| Instructions for the task |
Every line below that holds the string "seaborn" should be copied out.

--- Begin Provided data ---

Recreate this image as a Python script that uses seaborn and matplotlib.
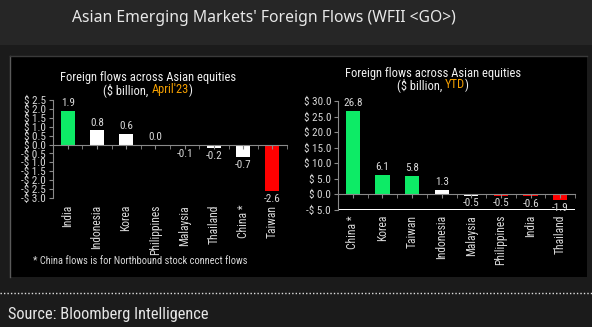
import matplotlib
matplotlib.use("Agg")
import matplotlib.pyplot as plt
import seaborn as sns
import pandas as pd
import numpy as np
from matplotlib import font_manager
from matplotlib.font_manager import FontProperties
from matplotlib.patches import Rectangle
from matplotlib.lines import Line2D
from matplotlib.ticker import FuncFormatter, MultipleLocator

# ---------------- data ----------------
title = "Asian Emerging Markets' Foreign Flows (WFII <GO>)"
subtitle = "Foreign flows across Asian equities"
source = "Source: Bloomberg Intelligence"
footnote = "* China flows is for Northbound stock connect flows"

apr_countries = ["India", "Indonesia", "Korea", "Philippines", "Malaysia", "Thailand", "China *", "Taiwan"]
apr_values = [1.9, 0.8, 0.6, 0.0, -0.1, -0.2, -0.7, -2.6]
apr_kinds = ["green", "white", "white", "white", "white", "white", "white", "red"]

ytd_countries = ["China *", "Korea", "Taiwan", "Indonesia", "Malaysia", "Philippines", "India", "Thailand"]
ytd_values = [26.8, 6.1, 5.8, 1.3, -0.5, -0.5, -0.6, -1.9]
ytd_kinds = ["green", "green", "green", "white", "white", "red", "red", "red"]

kind_colors = {"green": "#0deb66", "white": "#ffffff", "red": "#ff0000"}
ORANGE = "#f5a000"
TXT = "#d9d9d9"
GRAY = "#8a8a8a"


def pick(names):
    for n in names:
        try:
            font_manager.findfont(FontProperties(family=n), fallback_to_default=False)
            return n
        except Exception:
            pass
    return "DejaVu Sans"


NARROW = pick(["Liberation Sans Narrow", "Roboto Condensed", "Roboto"])
TITLEF = pick(["Noto Sans", "Open Sans", "DejaVu Sans"])

W, H = 592, 327
fig = plt.figure(figsize=(W / 100, H / 100), dpi=100)
fig.patch.set_facecolor("#1b1b1b")


def fx(px):
    return px / W


def fy(py):
    return 1 - py / H


# background pieces
fig.patches.append(Rectangle((0, fy(45)), 1, 45 / H, transform=fig.transFigure,
                             facecolor="#262626", edgecolor="none", zorder=-5))
fig.patches.append(Rectangle((fx(10), fy(277)), 577 / W, 221 / H, transform=fig.transFigure,
                             facecolor="black", edgecolor="none", zorder=-5))
fig.lines.append(Line2D([fx(10), fx(10)], [fy(277), fy(56)], transform=fig.transFigure,
                        color="#5a5a5a", lw=1, zorder=-4))
fig.lines.append(Line2D([fx(10), fx(587)], [fy(56), fy(56)], transform=fig.transFigure,
                        color="#3a3a3a", lw=1, zorder=-4))
fig.lines.append(Line2D([0, 1], [fy(293), fy(293)], transform=fig.transFigure,
                        color="#e0e0e0", lw=1, linestyle=(0, (1, 1.5)), zorder=-4))

fig.text(fx(264), fy(18.5), title, ha="center", va="center", color="#e8e8e8",
         fontsize=11.3, family=TITLEF, fontweight="medium")
fig.text(fx(8), fy(314), source, ha="left", va="center", color="#e6e6e6",
         fontsize=11.8, family=NARROW)
fig.text(fx(33), fy(261), footnote, ha="left", va="center", color=TXT,
         fontsize=7.5, family=NARROW)


def colored_line(xc_px, y_px, parts, size):
    renderer = fig.canvas.get_renderer()

    def width(s):
        t = fig.text(0, 0, s, fontsize=size, family=NARROW)
        w = t.get_window_extent(renderer).width
        t.remove()
        return w

    full = "".join(p for p, _ in parts)
    total = width(full)
    x0 = xc_px - total / 2
    prefix = ""
    for s, c in parts:
        off = width(prefix) if prefix else 0.0
        fig.text(fx(x0 + off), fy(y_px), s, color=c, fontsize=size, family=NARROW,
                 ha="left", va="center")
        prefix += s


def fmt_dollar(v, pos=None):
    v = round(v, 1)
    if v < 0:
        return f"-$ {abs(v):.1f}"
    return f"$ {v:.1f}"


def draw(ax, countries, values, kinds, ylim, step, label_pad):
    df = pd.DataFrame({"country": countries, "value": values,
                       "color": [kind_colors[k] for k in kinds]})
    pal = dict(zip(df["country"], df["color"]))
    sns.barplot(data=df, x="country", y="value", hue="country", palette=pal,
                width=0.48, saturation=1, legend=False, ax=ax, edgecolor="none")
    ax.set_facecolor("black")
    ax.patch.set_alpha(0)
    ax.set_zorder(3)
    ax.set_ylim(*ylim)
    ax.set_xlim(-0.5, len(countries) - 0.5)
    ax.set_xlabel("")
    ax.set_ylabel("")
    for s in ["top", "right"]:
        ax.spines[s].set_visible(False)
    ax.spines["left"].set_color(GRAY)
    ax.spines["bottom"].set_color(GRAY)
    ax.spines["bottom"].set_position(("data", 0))
    ax.yaxis.set_major_locator(MultipleLocator(step))
    ax.yaxis.set_major_formatter(FuncFormatter(fmt_dollar))
    ax.tick_params(axis="y", colors=GRAY, labelcolor=TXT, labelsize=8, length=3, pad=2)
    for lab in ax.get_yticklabels():
        lab.set_family(NARROW)
    ax.set_xticks(range(len(countries)))
    ax.set_xticks(np.arange(-0.5, len(countries), 1.0), minor=True)
    ax.tick_params(axis="x", which="both", colors=GRAY, labelbottom=False, length=3)
    sec = ax.secondary_xaxis("bottom")
    sec.set_xticks(range(len(countries)), countries, rotation=90)
    sec.tick_params(length=0, pad=label_pad, labelcolor=TXT, labelsize=8.3)
    sec.spines["bottom"].set_visible(False)
    for lab in sec.get_xticklabels():
        lab.set_family(NARROW)
    for cont in ax.containers:
        labs = ax.bar_label(cont, fmt="%.1f", padding=2, color=TXT, fontsize=8)
        for l in labs:
            l.set_family(NARROW)


ax1 = fig.add_axes([fx(53), fy(198), 234 / W, 98 / H])
draw(ax1, apr_countries, apr_values, apr_kinds, (-3.0, 2.5), 0.5, 5)
ax2 = fig.add_axes([fx(338), fy(209.5), 237 / W, 108.5 / H])
draw(ax2, ytd_countries, ytd_values, ytd_kinds, (-5.0, 30.0), 5.0, 4)

colored_line(148, 77, [(subtitle, "#f0f0f0")], 9)
colored_line(148, 90, [("($ billion, ", "#f0f0f0"), ("April'23", ORANGE), (")", "#f0f0f0")], 9)
colored_line(433, 73, [(subtitle, "#f0f0f0")], 9)
colored_line(433, 85, [("($ billion, ", "#f0f0f0"), ("YTD", ORANGE), (")", "#f0f0f0")], 9)

fig.savefig("out.png", dpi=100, facecolor=fig.get_facecolor())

--- End Provided data ---

| Answer to this problem |
Recreate this image as a Python script that uses seaborn and matplotlib.
import seaborn as sns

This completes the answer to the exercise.